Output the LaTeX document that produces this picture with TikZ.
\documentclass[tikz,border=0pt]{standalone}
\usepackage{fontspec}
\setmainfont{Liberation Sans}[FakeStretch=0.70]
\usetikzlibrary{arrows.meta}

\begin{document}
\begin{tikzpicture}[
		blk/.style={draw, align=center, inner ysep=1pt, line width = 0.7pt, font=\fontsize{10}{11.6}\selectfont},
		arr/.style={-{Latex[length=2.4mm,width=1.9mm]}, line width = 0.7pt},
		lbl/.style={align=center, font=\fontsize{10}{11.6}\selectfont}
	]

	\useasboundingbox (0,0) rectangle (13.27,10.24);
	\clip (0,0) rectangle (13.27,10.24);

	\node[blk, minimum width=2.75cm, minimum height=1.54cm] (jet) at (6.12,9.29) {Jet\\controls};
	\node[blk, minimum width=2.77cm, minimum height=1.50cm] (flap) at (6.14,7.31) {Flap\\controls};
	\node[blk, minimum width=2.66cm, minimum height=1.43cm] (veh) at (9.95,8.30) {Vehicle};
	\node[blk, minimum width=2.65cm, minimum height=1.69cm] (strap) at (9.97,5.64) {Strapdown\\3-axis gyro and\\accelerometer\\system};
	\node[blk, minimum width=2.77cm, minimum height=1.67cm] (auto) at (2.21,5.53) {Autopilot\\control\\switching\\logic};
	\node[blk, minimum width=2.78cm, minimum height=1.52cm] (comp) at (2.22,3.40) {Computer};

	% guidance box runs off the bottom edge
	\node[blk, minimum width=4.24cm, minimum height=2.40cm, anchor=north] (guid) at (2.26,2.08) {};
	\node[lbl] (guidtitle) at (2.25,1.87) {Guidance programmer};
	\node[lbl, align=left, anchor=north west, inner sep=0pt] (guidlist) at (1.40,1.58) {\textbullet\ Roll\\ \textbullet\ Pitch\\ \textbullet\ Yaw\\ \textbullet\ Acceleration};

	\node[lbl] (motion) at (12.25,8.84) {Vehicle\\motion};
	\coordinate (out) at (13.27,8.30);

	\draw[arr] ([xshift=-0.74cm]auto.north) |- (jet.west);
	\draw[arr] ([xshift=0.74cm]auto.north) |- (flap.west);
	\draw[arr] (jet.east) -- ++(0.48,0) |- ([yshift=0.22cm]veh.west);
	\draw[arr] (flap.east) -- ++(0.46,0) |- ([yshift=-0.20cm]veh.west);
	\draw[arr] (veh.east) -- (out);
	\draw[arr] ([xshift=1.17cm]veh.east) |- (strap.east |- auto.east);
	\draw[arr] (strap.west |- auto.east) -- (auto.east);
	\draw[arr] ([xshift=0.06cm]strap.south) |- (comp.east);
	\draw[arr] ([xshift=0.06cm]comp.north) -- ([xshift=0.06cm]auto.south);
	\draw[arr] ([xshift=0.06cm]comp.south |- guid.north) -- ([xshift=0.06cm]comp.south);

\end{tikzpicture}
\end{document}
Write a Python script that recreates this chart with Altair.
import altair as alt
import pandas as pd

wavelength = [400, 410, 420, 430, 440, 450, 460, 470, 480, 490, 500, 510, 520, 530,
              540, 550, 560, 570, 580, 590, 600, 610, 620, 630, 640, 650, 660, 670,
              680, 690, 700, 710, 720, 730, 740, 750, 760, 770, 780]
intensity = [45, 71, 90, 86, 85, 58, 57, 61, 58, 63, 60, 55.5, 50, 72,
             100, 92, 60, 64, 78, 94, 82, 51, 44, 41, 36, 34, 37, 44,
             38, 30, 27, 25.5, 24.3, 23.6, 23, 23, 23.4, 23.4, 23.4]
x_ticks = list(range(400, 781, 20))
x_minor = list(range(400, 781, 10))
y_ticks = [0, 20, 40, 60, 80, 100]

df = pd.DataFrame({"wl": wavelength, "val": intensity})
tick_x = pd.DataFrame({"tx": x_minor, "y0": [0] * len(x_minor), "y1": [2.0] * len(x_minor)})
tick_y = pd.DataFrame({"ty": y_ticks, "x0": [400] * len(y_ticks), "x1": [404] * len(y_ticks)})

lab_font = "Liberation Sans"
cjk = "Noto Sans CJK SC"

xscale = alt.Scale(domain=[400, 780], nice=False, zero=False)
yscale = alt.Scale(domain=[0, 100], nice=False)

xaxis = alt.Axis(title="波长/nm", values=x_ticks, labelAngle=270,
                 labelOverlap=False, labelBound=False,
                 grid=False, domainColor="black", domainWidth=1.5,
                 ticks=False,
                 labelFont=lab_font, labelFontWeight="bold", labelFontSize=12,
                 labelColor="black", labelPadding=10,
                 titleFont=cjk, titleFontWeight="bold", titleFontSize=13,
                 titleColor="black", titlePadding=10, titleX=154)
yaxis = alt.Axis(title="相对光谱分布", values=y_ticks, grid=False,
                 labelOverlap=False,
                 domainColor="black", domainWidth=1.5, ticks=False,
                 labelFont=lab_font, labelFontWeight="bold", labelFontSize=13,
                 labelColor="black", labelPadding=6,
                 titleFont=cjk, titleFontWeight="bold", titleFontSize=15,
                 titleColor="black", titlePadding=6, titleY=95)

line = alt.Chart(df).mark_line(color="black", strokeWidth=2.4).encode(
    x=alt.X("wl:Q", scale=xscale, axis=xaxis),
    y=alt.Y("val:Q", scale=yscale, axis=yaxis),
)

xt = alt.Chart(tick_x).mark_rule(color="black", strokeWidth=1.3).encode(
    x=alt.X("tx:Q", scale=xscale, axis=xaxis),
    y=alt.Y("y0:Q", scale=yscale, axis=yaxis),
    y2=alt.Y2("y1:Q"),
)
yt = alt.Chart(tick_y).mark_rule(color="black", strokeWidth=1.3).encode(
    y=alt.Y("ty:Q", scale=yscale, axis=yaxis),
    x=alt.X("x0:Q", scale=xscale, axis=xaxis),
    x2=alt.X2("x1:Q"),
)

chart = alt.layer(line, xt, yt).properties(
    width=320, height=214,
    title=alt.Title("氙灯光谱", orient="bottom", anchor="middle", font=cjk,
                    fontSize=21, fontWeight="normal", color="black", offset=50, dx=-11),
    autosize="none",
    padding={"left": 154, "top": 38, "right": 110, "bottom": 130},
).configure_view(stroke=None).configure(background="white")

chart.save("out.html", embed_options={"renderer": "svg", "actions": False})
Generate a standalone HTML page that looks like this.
§ §
[Written exercise]
Gather up every line in the data above that contains the word "standalone", copying each one.

[Exercise output]
\documentclass[tikz,border=0pt]{standalone}
Generate a standalone HTML page that looks like this.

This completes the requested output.